Pathfinder Rules and Terms

Ability Damage

Most attacks will merely reduce a target’s Hit Points, but some can also inflict a more lingering form of damage - Ability Damage. The most common source of Ability Damage is poison, but diseases, curses and spells can also cause this damage.

As the name implies, Ability Damage will reduce one of a character’s Ability Scores. Ability Damage tends to be relatively low, compared to Hit Points, but then again so are most character’s Ability Scores, and unlike conventional damage, Ability Damage will reduce a character’s effectiveness until it’s cured. If a character suffers Strength damage, their Strength score will be lowered, possibly lowering their modifier, which will lower all their derived stats related to that now-reduced ability score.

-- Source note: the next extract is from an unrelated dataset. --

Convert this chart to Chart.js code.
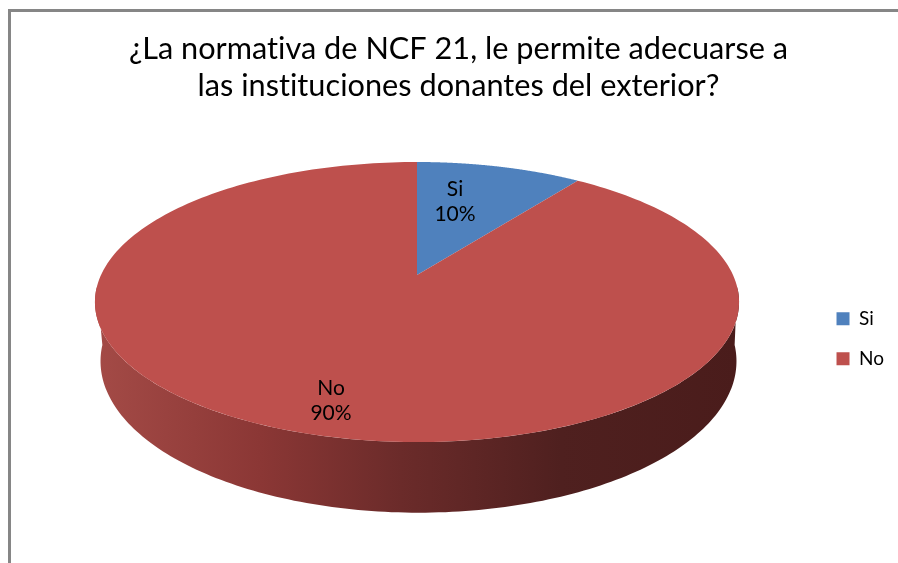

While frustrating enough when a character suffers Ability Damage to one of their primary ability scores, characters are usually more vulnerable to damage to secondary attributes. Wizards tend to have lower Constitution scores than warriors, and will succumb more quickly to Constitution damage, just as a warrior is usually somewhat deficient in Intelligence. If any ability scores are reduced to zero, that character will become incapacitated until the score is improved. The sole exception to this rule is in the case of Constitution damage - a score of zero is fatal.

Ability Damage can be healed by resting, although it’s a much slower process when compared to Hit Points. If you want to remove such damage in any sort of an acceptable time frame, you’ll need to make use of Restoration spells or similar healing magics.

Disease and Poison

The two most common sources of Ability Damage are disease and poison (especially the latter - damned Giant Spiders!), and both function similarly. When foes capable of afflicting these statuses successfully attack, the victim will usually be entitled to a Fortitude Save (the DC varies by the virulence of the disease or poison). Should they succeed, they’ll suffer no ill effects aside from whatever Hit Point damage the attack inflicts. If they fail, they’ll immediately suffer Ability Damage (which also varies according to the nature of the disease or poison) and become diseased or poisoned.

When a character becomes diseased or poisoned, the truly insidious nature of these ailments reveals itself. Not only will you take whatever damage (Hit Point damage, Ability Damage, or both) the initial attack dealt, but you’ll take recurring Ability Damage until you finally succeed at a Fortitude Save. Diseases tend to inflict their damage more slowly than poison does, and both can be removed by divine magic should a character’s Fortitude Save not be up to snuff. The Ability Damage sustained by the disease or poison is not removed if the disease or poison itself is removed - you’ll have to recover such damage independently.

It’s worth noting that you will not naturally start healing Ability Damage until the disease or poison causing it is first removed. This information is more relevant for diseases, which tend to be significantly slower about applying Ability Damage than poisons are. It’s possible to be inflicted by numerous diseases and/or poisons at the same time.

Curses and Spells

While disease and poison are common sources of Ability Damage, some spells can also inflict Ability Damage. At the outset this Ability Damage is usually temporary - spells like Ray of Enfeeblement, for example, temporarily lower a target’s Strength score. Unlike diseases and poisons, spells typically do all their damage up front, pending a failed Saving Throw; unless it’s a spell that replicates the effects of disease or poison, of course. Ability Damage from a spell (assuming it’s not temporary, in which case it’ll be restored when the spell’s duration ends) can be cured with rest or restoration spells, as normal.

Curses are somewhat rarer, but they can inflict Ability Damage. In this case, the curse must first be removed (ideally with the Remove Curse divine spell) before the Ability Damage can be cured.